PROBLEM: Pictures stay out of the copy; set down each line of the listing below exactly.

SUPPLIED MATERIAL:
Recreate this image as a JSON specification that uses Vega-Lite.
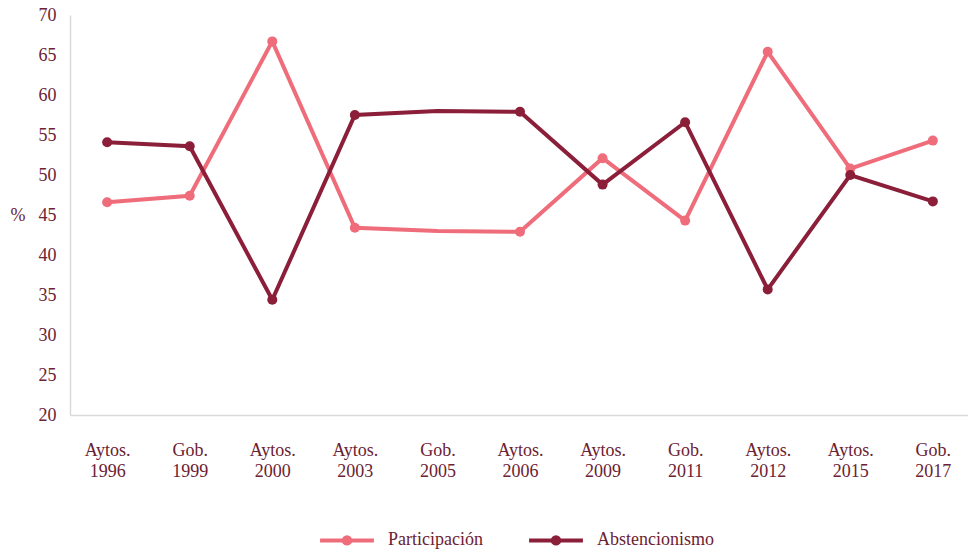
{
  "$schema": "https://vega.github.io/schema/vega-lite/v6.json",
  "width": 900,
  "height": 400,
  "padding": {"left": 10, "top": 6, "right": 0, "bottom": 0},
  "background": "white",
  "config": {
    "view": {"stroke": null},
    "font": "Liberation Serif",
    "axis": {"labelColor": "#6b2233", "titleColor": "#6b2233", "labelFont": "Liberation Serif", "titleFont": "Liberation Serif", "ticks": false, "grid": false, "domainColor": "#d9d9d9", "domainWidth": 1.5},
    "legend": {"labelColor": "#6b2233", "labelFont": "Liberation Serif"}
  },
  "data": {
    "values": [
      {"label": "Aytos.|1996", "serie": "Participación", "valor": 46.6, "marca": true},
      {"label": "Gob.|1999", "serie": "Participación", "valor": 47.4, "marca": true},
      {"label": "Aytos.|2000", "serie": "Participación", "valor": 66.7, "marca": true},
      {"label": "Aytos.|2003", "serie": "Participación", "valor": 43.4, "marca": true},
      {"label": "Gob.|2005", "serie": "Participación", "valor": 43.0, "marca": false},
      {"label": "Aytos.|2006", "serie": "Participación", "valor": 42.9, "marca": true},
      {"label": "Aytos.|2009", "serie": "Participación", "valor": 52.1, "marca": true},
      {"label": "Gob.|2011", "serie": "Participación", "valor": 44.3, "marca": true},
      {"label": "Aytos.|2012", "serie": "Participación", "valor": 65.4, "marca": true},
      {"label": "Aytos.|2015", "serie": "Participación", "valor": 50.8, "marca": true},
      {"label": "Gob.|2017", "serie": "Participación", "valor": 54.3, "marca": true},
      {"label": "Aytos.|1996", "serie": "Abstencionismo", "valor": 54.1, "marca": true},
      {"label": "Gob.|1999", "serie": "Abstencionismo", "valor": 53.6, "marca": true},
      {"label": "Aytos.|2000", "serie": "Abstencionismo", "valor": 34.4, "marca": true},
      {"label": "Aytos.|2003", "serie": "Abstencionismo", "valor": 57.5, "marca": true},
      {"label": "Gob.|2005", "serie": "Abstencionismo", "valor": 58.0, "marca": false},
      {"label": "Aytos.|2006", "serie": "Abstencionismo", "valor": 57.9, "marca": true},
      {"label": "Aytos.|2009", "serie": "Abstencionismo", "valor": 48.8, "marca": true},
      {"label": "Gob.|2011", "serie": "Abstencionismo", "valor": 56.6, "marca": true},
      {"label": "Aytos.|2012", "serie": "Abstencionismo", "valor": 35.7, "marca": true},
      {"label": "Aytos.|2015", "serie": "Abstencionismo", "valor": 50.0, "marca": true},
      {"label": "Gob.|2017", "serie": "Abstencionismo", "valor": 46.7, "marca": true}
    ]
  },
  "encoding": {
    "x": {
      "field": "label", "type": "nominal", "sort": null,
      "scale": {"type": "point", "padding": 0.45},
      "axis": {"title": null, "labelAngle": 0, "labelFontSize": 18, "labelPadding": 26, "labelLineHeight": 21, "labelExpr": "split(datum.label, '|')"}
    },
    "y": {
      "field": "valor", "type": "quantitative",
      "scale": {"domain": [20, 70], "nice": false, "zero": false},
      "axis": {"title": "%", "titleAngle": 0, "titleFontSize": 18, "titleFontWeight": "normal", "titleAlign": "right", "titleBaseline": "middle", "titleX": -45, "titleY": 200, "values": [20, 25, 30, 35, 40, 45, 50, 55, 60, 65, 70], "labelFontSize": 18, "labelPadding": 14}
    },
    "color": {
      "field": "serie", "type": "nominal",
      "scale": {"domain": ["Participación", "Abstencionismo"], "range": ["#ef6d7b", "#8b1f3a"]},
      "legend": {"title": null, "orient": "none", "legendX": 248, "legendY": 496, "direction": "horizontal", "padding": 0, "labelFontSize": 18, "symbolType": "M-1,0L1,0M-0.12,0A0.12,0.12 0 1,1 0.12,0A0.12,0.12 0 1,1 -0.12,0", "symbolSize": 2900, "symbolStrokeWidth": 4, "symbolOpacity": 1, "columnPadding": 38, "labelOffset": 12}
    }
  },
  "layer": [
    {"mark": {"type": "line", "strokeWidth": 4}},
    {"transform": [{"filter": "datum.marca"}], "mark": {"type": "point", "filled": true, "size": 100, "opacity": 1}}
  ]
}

ANSWER FOR THE TASK:
Recreate this image as a JSON specification that uses Vega-Lite.
{
  "$schema": "https://vega.github.io/schema/vega-lite/v6.json",
  "width": 900,
  "height": 400,
  "padding": {"left": 10, "top": 6, "right": 0, "bottom": 0},
  "background": "white",
  "config": {
    "view": {"stroke": null},
    "font": "Liberation Serif",
    "axis": {"labelColor": "#6b2233", "titleColor": "#6b2233", "labelFont": "Liberation Serif", "titleFont": "Liberation Serif", "ticks": false, "grid": false, "domainColor": "#d9d9d9", "domainWidth": 1.5},
    "legend": {"labelColor": "#6b2233", "labelFont": "Liberation Serif"}
  },
  "data": {
    "values": [
      {"label": "Aytos.|1996", "serie": "Participación", "valor": 46.6, "marca": true},
      {"label": "Gob.|1999", "serie": "Participación", "valor": 47.4, "marca": true},
      {"label": "Aytos.|2000", "serie": "Participación", "valor": 66.7, "marca": true},
      {"label": "Aytos.|2003", "serie": "Participación", "valor": 43.4, "marca": true},
      {"label": "Gob.|2005", "serie": "Participación", "valor": 43.0, "marca": false},
      {"label": "Aytos.|2006", "serie": "Participación", "valor": 42.9, "marca": true},
      {"label": "Aytos.|2009", "serie": "Participación", "valor": 52.1, "marca": true},
      {"label": "Gob.|2011", "serie": "Participación", "valor": 44.3, "marca": true},
      {"label": "Aytos.|2012", "serie": "Participación", "valor": 65.4, "marca": true},
      {"label": "Aytos.|2015", "serie": "Participación", "valor": 50.8, "marca": true},
      {"label": "Gob.|2017", "serie": "Participación", "valor": 54.3, "marca": true},
      {"label": "Aytos.|1996", "serie": "Abstencionismo", "valor": 54.1, "marca": true},
      {"label": "Gob.|1999", "serie": "Abstencionismo", "valor": 53.6, "marca": true},
      {"label": "Aytos.|2000", "serie": "Abstencionismo", "valor": 34.4, "marca": true},
      {"label": "Aytos.|2003", "serie": "Abstencionismo", "valor": 57.5, "marca": true},
      {"label": "Gob.|2005", "serie": "Abstencionismo", "valor": 58.0, "marca": false},
      {"label": "Aytos.|2006", "serie": "Abstencionismo", "valor": 57.9, "marca": true},
      {"label": "Aytos.|2009", "serie": "Abstencionismo", "valor": 48.8, "marca": true},
      {"label": "Gob.|2011", "serie": "Abstencionismo", "valor": 56.6, "marca": true},
      {"label": "Aytos.|2012", "serie": "Abstencionismo", "valor": 35.7, "marca": true},
      {"label": "Aytos.|2015", "serie": "Abstencionismo", "valor": 50.0, "marca": true},
      {"label": "Gob.|2017", "serie": "Abstencionismo", "valor": 46.7, "marca": true}
    ]
  },
  "encoding": {
    "x": {
      "field": "label", "type": "nominal", "sort": null,
      "scale": {"type": "point", "padding": 0.45},
      "axis": {"title": null, "labelAngle": 0, "labelFontSize": 18, "labelPadding": 26, "labelLineHeight": 21, "labelExpr": "split(datum.label, '|')"}
    },
    "y": {
      "field": "valor", "type": "quantitative",
      "scale": {"domain": [20, 70], "nice": false, "zero": false},
      "axis": {"title": "%", "titleAngle": 0, "titleFontSize": 18, "titleFontWeight": "normal", "titleAlign": "right", "titleBaseline": "middle", "titleX": -45, "titleY": 200, "values": [20, 25, 30, 35, 40, 45, 50, 55, 60, 65, 70], "labelFontSize": 18, "labelPadding": 14}
    },
    "color": {
      "field": "serie", "type": "nominal",
      "scale": {"domain": ["Participación", "Abstencionismo"], "range": ["#ef6d7b", "#8b1f3a"]},
      "legend": {"title": null, "orient": "none", "legendX": 248, "legendY": 496, "direction": "horizontal", "padding": 0, "labelFontSize": 18, "symbolType": "M-1,0L1,0M-0.12,0A0.12,0.12 0 1,1 0.12,0A0.12,0.12 0 1,1 -0.12,0", "symbolSize": 2900, "symbolStrokeWidth": 4, "symbolOpacity": 1, "columnPadding": 38, "labelOffset": 12}
    }
  },
  "layer": [
    {"mark": {"type": "line", "strokeWidth": 4}},
    {"transform": [{"filter": "datum.marca"}], "mark": {"type": "point", "filled": true, "size": 100, "opacity": 1}}
  ]
}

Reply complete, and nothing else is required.